- [What to do]: Look through the lines below and extract any with the word "that".

- [Supplied data]:

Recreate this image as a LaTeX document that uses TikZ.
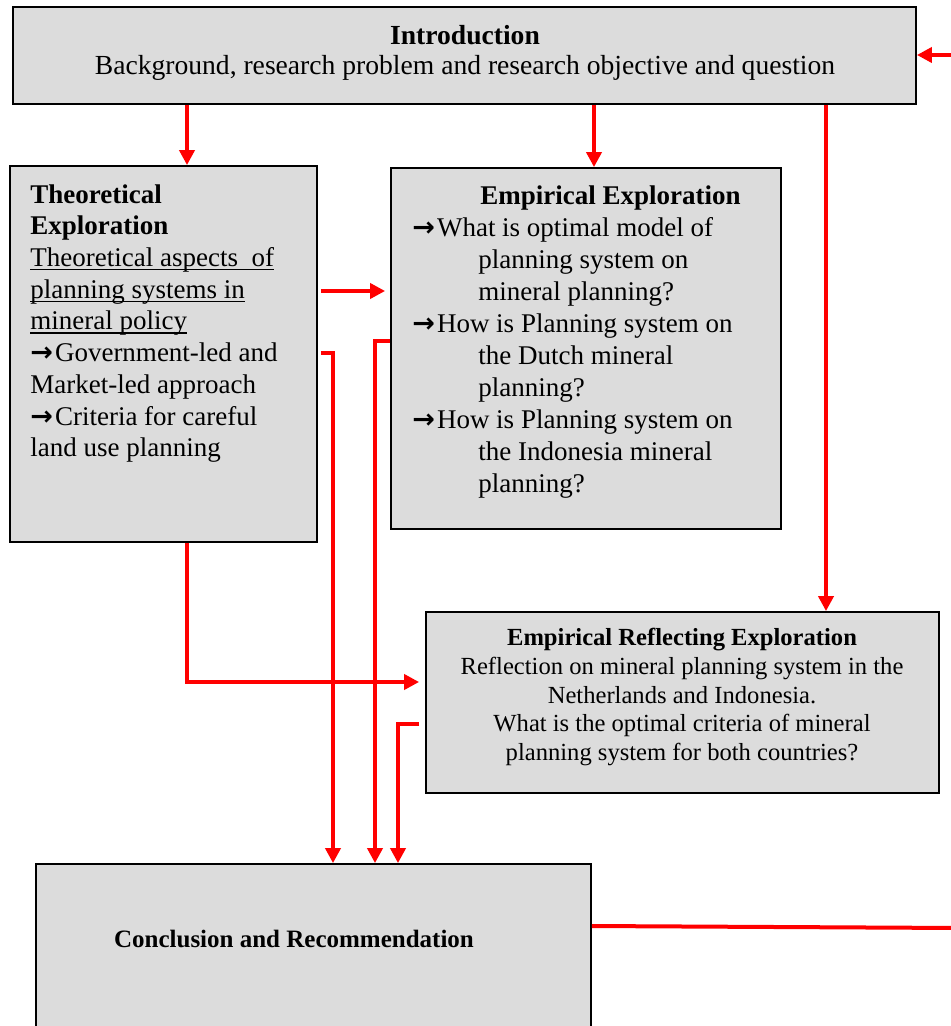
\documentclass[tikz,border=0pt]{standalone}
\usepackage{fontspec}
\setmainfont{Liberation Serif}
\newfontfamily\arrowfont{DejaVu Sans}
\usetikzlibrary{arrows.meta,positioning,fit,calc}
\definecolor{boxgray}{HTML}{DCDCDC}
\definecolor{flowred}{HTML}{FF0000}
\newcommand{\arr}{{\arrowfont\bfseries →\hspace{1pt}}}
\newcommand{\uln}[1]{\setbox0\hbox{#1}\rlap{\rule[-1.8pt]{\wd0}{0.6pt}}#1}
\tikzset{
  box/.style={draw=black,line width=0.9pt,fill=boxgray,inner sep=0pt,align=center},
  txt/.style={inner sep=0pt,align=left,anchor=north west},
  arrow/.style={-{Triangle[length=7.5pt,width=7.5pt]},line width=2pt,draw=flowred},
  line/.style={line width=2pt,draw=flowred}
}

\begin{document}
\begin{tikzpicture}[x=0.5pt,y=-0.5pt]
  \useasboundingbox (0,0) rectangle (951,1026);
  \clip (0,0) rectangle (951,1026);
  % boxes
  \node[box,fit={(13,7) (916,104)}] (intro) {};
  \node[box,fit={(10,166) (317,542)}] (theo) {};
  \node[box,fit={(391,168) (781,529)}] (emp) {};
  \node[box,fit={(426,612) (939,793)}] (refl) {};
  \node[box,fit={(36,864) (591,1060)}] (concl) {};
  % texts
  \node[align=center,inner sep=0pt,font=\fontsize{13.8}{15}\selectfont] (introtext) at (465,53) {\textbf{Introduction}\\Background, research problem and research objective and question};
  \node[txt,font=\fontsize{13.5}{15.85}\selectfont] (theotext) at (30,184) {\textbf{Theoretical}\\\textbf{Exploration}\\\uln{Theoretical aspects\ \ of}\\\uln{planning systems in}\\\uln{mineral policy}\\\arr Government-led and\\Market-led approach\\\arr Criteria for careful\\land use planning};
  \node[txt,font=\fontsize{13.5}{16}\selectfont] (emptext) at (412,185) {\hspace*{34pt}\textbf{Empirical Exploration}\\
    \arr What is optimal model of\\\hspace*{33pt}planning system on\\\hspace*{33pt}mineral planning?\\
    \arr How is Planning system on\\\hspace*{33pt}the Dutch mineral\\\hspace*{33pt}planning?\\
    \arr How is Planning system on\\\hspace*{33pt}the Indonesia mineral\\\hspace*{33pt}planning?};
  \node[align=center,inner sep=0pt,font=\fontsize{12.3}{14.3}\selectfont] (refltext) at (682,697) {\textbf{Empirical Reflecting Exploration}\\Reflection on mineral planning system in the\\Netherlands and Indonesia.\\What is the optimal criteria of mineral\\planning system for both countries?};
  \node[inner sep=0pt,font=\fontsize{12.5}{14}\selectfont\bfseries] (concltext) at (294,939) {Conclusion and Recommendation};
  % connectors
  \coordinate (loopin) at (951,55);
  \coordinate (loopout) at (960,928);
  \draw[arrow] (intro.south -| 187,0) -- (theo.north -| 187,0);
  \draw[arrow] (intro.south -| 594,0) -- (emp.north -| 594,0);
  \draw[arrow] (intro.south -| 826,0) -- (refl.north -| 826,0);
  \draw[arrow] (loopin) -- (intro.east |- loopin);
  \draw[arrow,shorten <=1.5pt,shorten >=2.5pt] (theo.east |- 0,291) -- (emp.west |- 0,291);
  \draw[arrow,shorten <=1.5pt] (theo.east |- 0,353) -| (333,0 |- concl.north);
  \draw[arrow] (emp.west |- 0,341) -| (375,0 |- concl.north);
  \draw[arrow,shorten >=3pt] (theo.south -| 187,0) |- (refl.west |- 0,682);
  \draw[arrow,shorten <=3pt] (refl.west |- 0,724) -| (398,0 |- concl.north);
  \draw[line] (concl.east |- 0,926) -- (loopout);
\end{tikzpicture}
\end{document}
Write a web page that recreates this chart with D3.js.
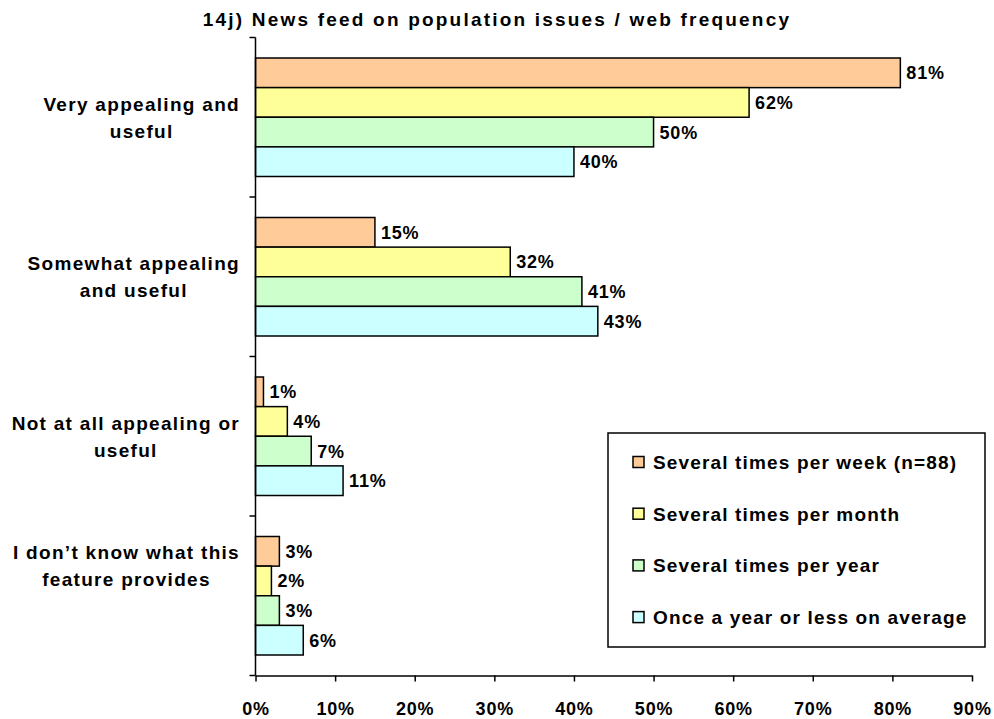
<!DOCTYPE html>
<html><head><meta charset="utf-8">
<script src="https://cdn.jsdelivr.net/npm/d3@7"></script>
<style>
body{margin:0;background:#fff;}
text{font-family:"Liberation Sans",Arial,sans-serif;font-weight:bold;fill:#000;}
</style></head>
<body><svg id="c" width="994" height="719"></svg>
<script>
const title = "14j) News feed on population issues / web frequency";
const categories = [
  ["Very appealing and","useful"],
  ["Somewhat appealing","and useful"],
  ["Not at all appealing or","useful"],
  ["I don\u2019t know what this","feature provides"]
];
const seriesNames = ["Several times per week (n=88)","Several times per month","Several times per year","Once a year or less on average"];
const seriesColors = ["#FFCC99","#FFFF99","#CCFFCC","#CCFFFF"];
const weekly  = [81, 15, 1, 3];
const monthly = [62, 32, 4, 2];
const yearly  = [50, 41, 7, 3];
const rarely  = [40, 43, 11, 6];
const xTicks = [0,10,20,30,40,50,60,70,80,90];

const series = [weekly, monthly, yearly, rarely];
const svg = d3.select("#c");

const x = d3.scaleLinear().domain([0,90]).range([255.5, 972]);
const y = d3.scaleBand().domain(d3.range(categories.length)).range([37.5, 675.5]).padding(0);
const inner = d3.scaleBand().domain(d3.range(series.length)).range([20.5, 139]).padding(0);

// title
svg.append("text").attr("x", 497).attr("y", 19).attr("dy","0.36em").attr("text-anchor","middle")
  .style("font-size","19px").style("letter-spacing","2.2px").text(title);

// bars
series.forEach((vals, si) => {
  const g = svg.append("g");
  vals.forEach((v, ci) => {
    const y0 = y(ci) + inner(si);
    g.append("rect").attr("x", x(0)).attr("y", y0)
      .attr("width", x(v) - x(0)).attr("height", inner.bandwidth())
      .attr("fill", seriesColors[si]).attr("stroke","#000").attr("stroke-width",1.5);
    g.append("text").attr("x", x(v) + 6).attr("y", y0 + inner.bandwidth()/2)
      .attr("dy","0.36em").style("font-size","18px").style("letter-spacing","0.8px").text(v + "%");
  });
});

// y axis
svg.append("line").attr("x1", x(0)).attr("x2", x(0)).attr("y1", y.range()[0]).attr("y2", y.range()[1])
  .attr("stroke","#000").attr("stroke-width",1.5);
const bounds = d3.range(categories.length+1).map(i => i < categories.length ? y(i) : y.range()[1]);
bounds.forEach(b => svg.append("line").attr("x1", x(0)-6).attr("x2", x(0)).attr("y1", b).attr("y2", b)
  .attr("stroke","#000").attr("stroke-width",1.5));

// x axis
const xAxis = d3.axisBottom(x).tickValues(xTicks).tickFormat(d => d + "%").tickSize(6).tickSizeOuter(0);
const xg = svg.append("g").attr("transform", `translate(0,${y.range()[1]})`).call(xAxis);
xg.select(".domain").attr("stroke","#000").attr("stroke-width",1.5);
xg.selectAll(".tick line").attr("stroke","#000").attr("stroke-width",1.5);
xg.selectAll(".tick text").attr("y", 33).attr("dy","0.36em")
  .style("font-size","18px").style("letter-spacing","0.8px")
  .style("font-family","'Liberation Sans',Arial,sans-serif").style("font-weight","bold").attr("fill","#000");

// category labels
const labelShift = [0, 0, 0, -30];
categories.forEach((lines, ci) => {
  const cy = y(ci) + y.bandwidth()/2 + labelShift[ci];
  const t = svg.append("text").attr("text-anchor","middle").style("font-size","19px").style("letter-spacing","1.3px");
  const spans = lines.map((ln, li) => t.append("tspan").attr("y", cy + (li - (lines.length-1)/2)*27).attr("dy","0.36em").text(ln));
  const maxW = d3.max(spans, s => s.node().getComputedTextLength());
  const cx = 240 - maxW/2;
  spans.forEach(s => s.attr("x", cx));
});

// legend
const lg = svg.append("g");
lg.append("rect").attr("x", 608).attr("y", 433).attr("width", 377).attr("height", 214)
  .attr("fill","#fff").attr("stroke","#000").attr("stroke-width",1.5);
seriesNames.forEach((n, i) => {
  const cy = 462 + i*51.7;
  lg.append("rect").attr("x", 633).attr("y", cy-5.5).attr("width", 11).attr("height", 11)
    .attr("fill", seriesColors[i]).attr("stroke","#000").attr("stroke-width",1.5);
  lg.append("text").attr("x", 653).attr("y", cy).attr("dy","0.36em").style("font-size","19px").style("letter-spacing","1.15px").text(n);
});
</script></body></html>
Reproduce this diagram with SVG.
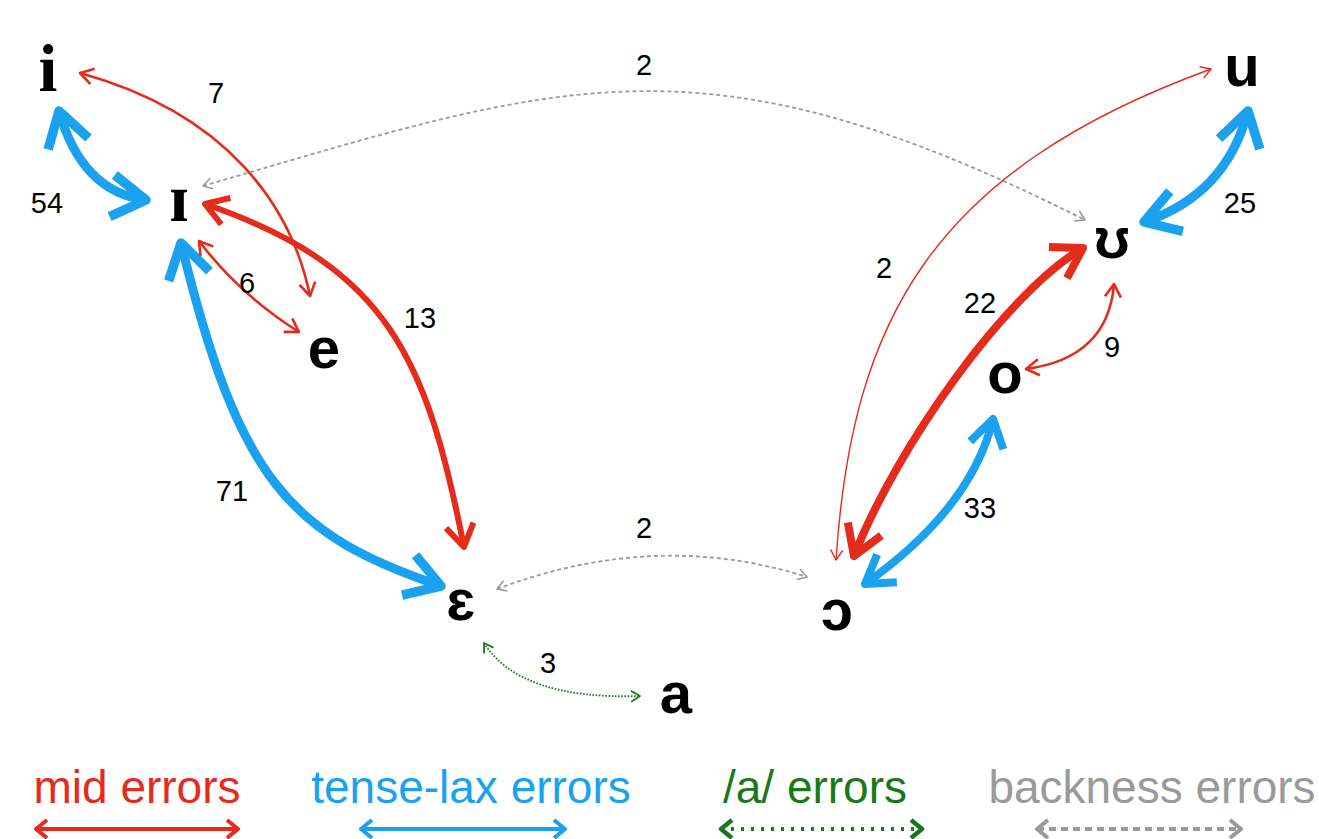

- [Exercise answer]:
Recreate this image as a LaTeX document that uses TikZ.
Write a web page that recreates this chart with D3.js.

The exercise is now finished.